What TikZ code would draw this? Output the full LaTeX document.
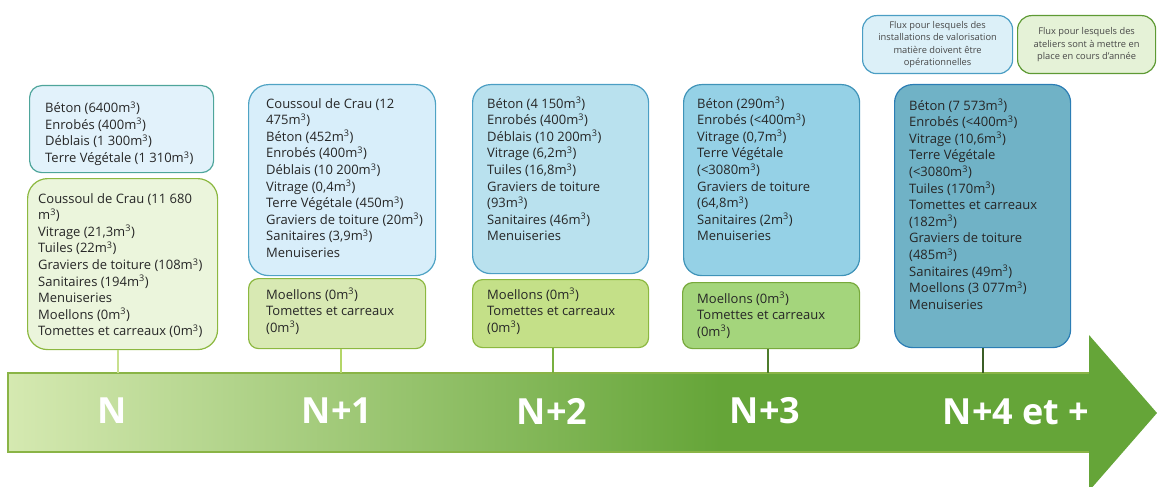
\documentclass[tikz,border=0pt]{standalone}
\usepackage{fontspec}
\setmainfont{Open Sans}
\usepackage{tikz}
\usetikzlibrary{positioning,calc}

\definecolor{inkgray}{HTML}{262626}
\definecolor{arrowlight}{HTML}{D5E9B1}
\definecolor{arrowdark}{HTML}{65A538}
\definecolor{arrowline}{HTML}{8AB446}
\definecolor{blueA}{HTML}{E2F2FB}\definecolor{blueAline}{HTML}{4EA59B}
\definecolor{blueB}{HTML}{D8EEFA}\definecolor{blueBline}{HTML}{4FA3C4}
\definecolor{blueC}{HTML}{B9E1EE}\definecolor{blueCline}{HTML}{4B9EC4}
\definecolor{blueD}{HTML}{95D1E6}\definecolor{blueDline}{HTML}{3F93B8}
\definecolor{blueE}{HTML}{70B2C6}\definecolor{blueEline}{HTML}{2B7DB4}
\definecolor{greenA}{HTML}{EBF5DC}\definecolor{greenAline}{HTML}{8CB840}
\definecolor{greenB}{HTML}{D8E9B3}
\definecolor{greenC}{HTML}{C4E088}
\definecolor{greenD}{HTML}{A4D57C}\definecolor{greenDline}{HTML}{78A93C}
\definecolor{legblue}{HTML}{DCF0F8}
\definecolor{leggreen}{HTML}{E5F2D7}\definecolor{leggreenline}{HTML}{5E9A34}
\definecolor{tickA}{HTML}{C8E08E}
\definecolor{tickB}{HTML}{B4D668}
\definecolor{tickC}{HTML}{78B040}
\definecolor{tickD}{HTML}{4E7C2C}
\definecolor{tickE}{HTML}{3B5E26}

\newcommand\mcube{m\textsuperscript{3}}

\begin{document}
\begin{tikzpicture}[x=1pt,y=-1pt,
  box/.style={draw,line width=1.2pt,rounded corners=14pt,anchor=north west,inner sep=0pt},
  txt/.style={align=left,inner sep=0pt,text=inkgray,font=\fontsize{13}{16.6}\selectfont},
  legend/.style={box,align=center,text=inkgray!85,font=\fontsize{9.3}{12.3}\selectfont},
  tick/.style={line width=2pt},
  year/.style={text=white,font=\bfseries\fontsize{36}{36}\selectfont}]
  \useasboundingbox (0,0) rectangle (1157,487);

  \fill[arrowdark] (8,373) -- (1089,373) -- (1089,335) -- (1157,413)
    -- (1089,491) -- (1089,452) -- (8,452) -- cycle;
  \shade[left color=arrowlight,right color=arrowdark] (8,373) rectangle (720,452);
  \draw[arrowline,line width=1.2pt] (1089,373) -- (8,373) -- (8,452) -- (1089,452);
  \coordinate (axis) at (0,373);

  \node[year] (yr-0) at (112,411) {N};
  \node[year] (yr-1) at (337,411) {N+1};
  \node[year] (yr-2) at (552,411) {N+2};
  \node[year] (yr-3) at (765,411) {N+3};
  \node[year] (yr-4) at (1016,412) {N+4 et +};

  \node[legend,fill=legblue,draw=blueCline,minimum width=150,minimum height=58] (leg-a) at (862,15)
    {Flux pour lesquels des\\installations de valorisation\\matière doivent être\\opérationnelles};
  \node[legend,fill=leggreen,draw=leggreenline,minimum width=138,minimum height=58] (leg-b) at (1017,15)
    {Flux pour lesquels des\\ateliers sont à mettre en\\place en cours d’année};

  \node[box,fill=blueA,draw=blueAline,minimum width=184,minimum height=87,rounded corners=12pt] (hi-0) at (29,85) {};
  \node[box,fill=greenA,draw=greenAline,minimum width=190,minimum height=171,rounded corners=20pt] (lo-0) at (27,178) {};
  \node[box,fill=blueB,draw=blueBline,minimum width=187,minimum height=191,rounded corners=20pt] (hi-1) at (248,84) {};
  \node[box,fill=greenB,draw=greenAline,minimum width=177,minimum height=70,rounded corners=10pt] (lo-1) at (248,278) {};
  \node[box,fill=blueC,draw=blueCline,minimum width=176,minimum height=189,rounded corners=18pt] (hi-2) at (472,84) {};
  \node[box,fill=greenC,draw=greenAline,minimum width=176,minimum height=68,rounded corners=10pt] (lo-2) at (472,279) {};
  \node[box,fill=blueD,draw=blueDline,minimum width=176,minimum height=191,rounded corners=18pt] (hi-3) at (683,84) {};
  \node[box,fill=greenD,draw=greenDline,minimum width=177,minimum height=66,rounded corners=10pt] (lo-3) at (682,282) {};
  \node[box,fill=blueE,draw=blueEline,minimum width=176,minimum height=263,rounded corners=18pt] (hi-4) at (894,84) {};

  \node[txt,below right=16.5pt and 16pt of hi-0.north west] (hi-0-txt)
    {Béton (6400\mcube)\\Enrobés (400\mcube)\\Déblais (1 300\mcube)\\Terre Végétale (1 310\mcube)};
  \node[txt,below right=15pt and 11pt of lo-0.north west] (lo-0-txt)
    {Coussoul de Crau (11 680\\\mcube)\\Vitrage (21,3\mcube)\\Tuiles (22\mcube)\\Graviers de toiture (108\mcube)\\Sanitaires (194\mcube)\\Menuiseries\\Moellons (0\mcube)\\Tomettes et carreaux (0\mcube)};
  \node[txt,below right=14pt and 18pt of hi-1.north west] (hi-1-txt)
    {Coussoul de Crau (12\\475\mcube)\\Béton (452\mcube)\\Enrobés (400\mcube)\\Déblais (10 200\mcube)\\Vitrage (0,4\mcube)\\Terre Végétale (450\mcube)\\Graviers de toiture (20\mcube)\\Sanitaires (3,9\mcube)\\Menuiseries};
  \node[txt,below right=10pt and 18pt of lo-1.north west] (lo-1-txt)
    {Moellons (0\mcube)\\Tomettes et carreaux\\(0\mcube)};
  \node[txt,below right=13pt and 15pt of hi-2.north west] (hi-2-txt)
    {Béton (4 150\mcube)\\Enrobés (400\mcube)\\Déblais (10 200\mcube)\\Vitrage (6,2\mcube)\\Tuiles (16,8\mcube)\\Graviers de toiture\\(93\mcube)\\Sanitaires (46\mcube)\\Menuiseries};
  \node[txt,below right=9pt and 15pt of lo-2.north west] (lo-2-txt)
    {Moellons (0\mcube)\\Tomettes et carreaux\\(0\mcube)};
  \node[txt,below right=13pt and 14pt of hi-3.north west] (hi-3-txt)
    {Béton (290\mcube)\\Enrobés (<400\mcube)\\Vitrage (0,7\mcube)\\Terre Végétale\\(<3080\mcube)\\Graviers de toiture\\(64,8\mcube)\\Sanitaires (2\mcube)\\Menuiseries};
  \node[txt,below right=10pt and 15pt of lo-3.north west] (lo-3-txt)
    {Moellons (0\mcube)\\Tomettes et carreaux\\(0\mcube)};
  \node[txt,below right=15pt and 15pt of hi-4.north west] (hi-4-txt)
    {Béton (7 573\mcube)\\Enrobés (<400\mcube)\\Vitrage (10,6\mcube)\\Terre Végétale\\(<3080\mcube)\\Tuiles (170\mcube)\\Tomettes et carreaux\\(182\mcube)\\Graviers de toiture\\(485\mcube)\\Sanitaires (49\mcube)\\Moellons (3 077\mcube)\\Menuiseries};

  \draw[tick,tickA] ([xshift=-5pt]lo-0.south) -- ([xshift=-5pt]lo-0.south |- axis);
  \draw[tick,tickB] ([xshift=3.5pt]lo-1.south) -- ([xshift=3.5pt]lo-1.south |- axis);
  \draw[tick,tickC] ([xshift=-8pt]lo-2.south) -- ([xshift=-8pt]lo-2.south |- axis);
  \draw[tick,tickD] ([xshift=-3.5pt]lo-3.south) -- ([xshift=-3.5pt]lo-3.south |- axis);
  \draw[tick,tickE] (hi-4.south) -- (hi-4.south |- axis);
\end{tikzpicture}
\end{document}
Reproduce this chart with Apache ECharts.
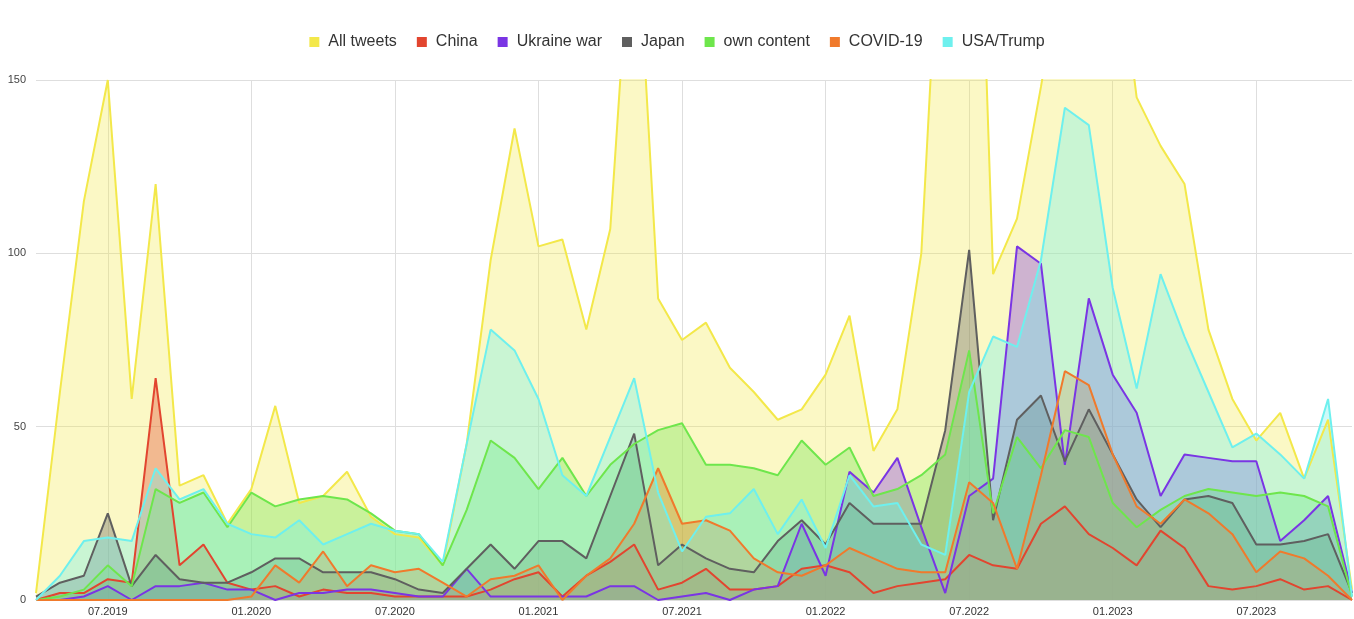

Task to complete => Copy out all lines above that include the string "this".

Answer below =>
What TikZ code would draw this? Output the full LaTeX document.
Reproduce this chart with Apache ECharts.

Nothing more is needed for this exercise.